* Aim of the exercise: Repeat the full listing below verbatim and keep the images out.
begin Source excerpt
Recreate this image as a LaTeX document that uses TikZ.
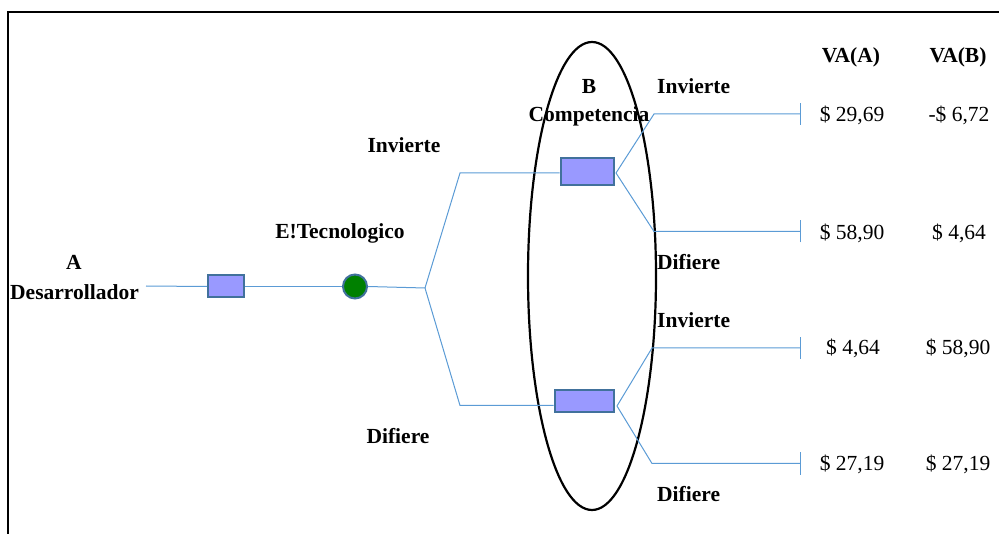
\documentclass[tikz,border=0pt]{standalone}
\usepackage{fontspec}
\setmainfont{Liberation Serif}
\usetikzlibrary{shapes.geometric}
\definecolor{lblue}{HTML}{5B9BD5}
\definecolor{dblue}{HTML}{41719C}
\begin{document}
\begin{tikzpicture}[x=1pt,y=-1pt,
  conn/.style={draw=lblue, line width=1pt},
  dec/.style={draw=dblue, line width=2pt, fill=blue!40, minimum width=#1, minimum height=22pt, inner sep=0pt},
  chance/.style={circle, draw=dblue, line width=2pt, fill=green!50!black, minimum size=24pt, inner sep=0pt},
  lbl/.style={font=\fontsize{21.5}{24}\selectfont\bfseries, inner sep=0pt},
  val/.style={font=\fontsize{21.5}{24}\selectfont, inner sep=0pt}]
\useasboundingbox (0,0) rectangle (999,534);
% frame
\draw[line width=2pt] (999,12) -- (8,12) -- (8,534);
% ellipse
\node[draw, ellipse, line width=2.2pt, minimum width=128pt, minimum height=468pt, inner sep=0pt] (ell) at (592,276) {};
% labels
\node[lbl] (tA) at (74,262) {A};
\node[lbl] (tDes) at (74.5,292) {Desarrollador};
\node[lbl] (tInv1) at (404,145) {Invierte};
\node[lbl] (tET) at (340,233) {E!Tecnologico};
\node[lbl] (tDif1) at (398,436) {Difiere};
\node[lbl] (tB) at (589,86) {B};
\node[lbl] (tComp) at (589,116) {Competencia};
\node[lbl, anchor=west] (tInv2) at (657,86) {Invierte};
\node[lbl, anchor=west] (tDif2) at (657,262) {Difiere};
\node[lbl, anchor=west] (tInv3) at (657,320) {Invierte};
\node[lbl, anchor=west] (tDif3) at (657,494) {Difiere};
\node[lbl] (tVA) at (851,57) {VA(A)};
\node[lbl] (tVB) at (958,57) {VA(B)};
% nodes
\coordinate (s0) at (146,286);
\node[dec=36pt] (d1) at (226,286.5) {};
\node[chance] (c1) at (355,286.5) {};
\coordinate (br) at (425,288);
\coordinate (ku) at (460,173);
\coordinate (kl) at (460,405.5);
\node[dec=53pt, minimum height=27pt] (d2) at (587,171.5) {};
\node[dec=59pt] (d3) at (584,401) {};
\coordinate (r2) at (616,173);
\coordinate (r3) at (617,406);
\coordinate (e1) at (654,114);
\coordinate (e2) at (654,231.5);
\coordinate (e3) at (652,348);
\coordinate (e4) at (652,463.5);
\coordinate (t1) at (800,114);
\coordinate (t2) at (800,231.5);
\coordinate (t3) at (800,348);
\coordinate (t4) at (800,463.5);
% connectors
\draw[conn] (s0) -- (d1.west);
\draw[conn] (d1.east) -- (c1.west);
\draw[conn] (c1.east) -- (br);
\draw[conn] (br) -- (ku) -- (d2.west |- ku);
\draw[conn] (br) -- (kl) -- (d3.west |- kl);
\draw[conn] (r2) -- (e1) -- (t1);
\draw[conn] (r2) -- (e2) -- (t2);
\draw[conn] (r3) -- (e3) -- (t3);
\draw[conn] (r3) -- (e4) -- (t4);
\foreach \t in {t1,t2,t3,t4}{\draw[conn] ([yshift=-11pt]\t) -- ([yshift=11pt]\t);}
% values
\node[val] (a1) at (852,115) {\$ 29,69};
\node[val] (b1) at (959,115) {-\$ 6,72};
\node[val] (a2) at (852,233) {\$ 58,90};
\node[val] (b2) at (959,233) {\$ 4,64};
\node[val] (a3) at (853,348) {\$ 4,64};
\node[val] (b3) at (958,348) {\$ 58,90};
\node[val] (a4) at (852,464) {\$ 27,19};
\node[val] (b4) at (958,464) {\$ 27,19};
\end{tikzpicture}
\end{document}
end Source excerpt
* Problem solution:
Recreate this image as a LaTeX document that uses TikZ.
\documentclass[tikz,border=0pt]{standalone}
\usepackage{fontspec}
\setmainfont{Liberation Serif}
\usetikzlibrary{shapes.geometric}
\definecolor{lblue}{HTML}{5B9BD5}
\definecolor{dblue}{HTML}{41719C}
\begin{document}
\begin{tikzpicture}[x=1pt,y=-1pt,
  conn/.style={draw=lblue, line width=1pt},
  dec/.style={draw=dblue, line width=2pt, fill=blue!40, minimum width=#1, minimum height=22pt, inner sep=0pt},
  chance/.style={circle, draw=dblue, line width=2pt, fill=green!50!black, minimum size=24pt, inner sep=0pt},
  lbl/.style={font=\fontsize{21.5}{24}\selectfont\bfseries, inner sep=0pt},
  val/.style={font=\fontsize{21.5}{24}\selectfont, inner sep=0pt}]
\useasboundingbox (0,0) rectangle (999,534);
% frame
\draw[line width=2pt] (999,12) -- (8,12) -- (8,534);
% ellipse
\node[draw, ellipse, line width=2.2pt, minimum width=128pt, minimum height=468pt, inner sep=0pt] (ell) at (592,276) {};
% labels
\node[lbl] (tA) at (74,262) {A};
\node[lbl] (tDes) at (74.5,292) {Desarrollador};
\node[lbl] (tInv1) at (404,145) {Invierte};
\node[lbl] (tET) at (340,233) {E!Tecnologico};
\node[lbl] (tDif1) at (398,436) {Difiere};
\node[lbl] (tB) at (589,86) {B};
\node[lbl] (tComp) at (589,116) {Competencia};
\node[lbl, anchor=west] (tInv2) at (657,86) {Invierte};
\node[lbl, anchor=west] (tDif2) at (657,262) {Difiere};
\node[lbl, anchor=west] (tInv3) at (657,320) {Invierte};
\node[lbl, anchor=west] (tDif3) at (657,494) {Difiere};
\node[lbl] (tVA) at (851,57) {VA(A)};
\node[lbl] (tVB) at (958,57) {VA(B)};
% nodes
\coordinate (s0) at (146,286);
\node[dec=36pt] (d1) at (226,286.5) {};
\node[chance] (c1) at (355,286.5) {};
\coordinate (br) at (425,288);
\coordinate (ku) at (460,173);
\coordinate (kl) at (460,405.5);
\node[dec=53pt, minimum height=27pt] (d2) at (587,171.5) {};
\node[dec=59pt] (d3) at (584,401) {};
\coordinate (r2) at (616,173);
\coordinate (r3) at (617,406);
\coordinate (e1) at (654,114);
\coordinate (e2) at (654,231.5);
\coordinate (e3) at (652,348);
\coordinate (e4) at (652,463.5);
\coordinate (t1) at (800,114);
\coordinate (t2) at (800,231.5);
\coordinate (t3) at (800,348);
\coordinate (t4) at (800,463.5);
% connectors
\draw[conn] (s0) -- (d1.west);
\draw[conn] (d1.east) -- (c1.west);
\draw[conn] (c1.east) -- (br);
\draw[conn] (br) -- (ku) -- (d2.west |- ku);
\draw[conn] (br) -- (kl) -- (d3.west |- kl);
\draw[conn] (r2) -- (e1) -- (t1);
\draw[conn] (r2) -- (e2) -- (t2);
\draw[conn] (r3) -- (e3) -- (t3);
\draw[conn] (r3) -- (e4) -- (t4);
\foreach \t in {t1,t2,t3,t4}{\draw[conn] ([yshift=-11pt]\t) -- ([yshift=11pt]\t);}
% values
\node[val] (a1) at (852,115) {\$ 29,69};
\node[val] (b1) at (959,115) {-\$ 6,72};
\node[val] (a2) at (852,233) {\$ 58,90};
\node[val] (b2) at (959,233) {\$ 4,64};
\node[val] (a3) at (853,348) {\$ 4,64};
\node[val] (b3) at (958,348) {\$ 58,90};
\node[val] (a4) at (852,464) {\$ 27,19};
\node[val] (b4) at (958,464) {\$ 27,19};
\end{tikzpicture}
\end{document}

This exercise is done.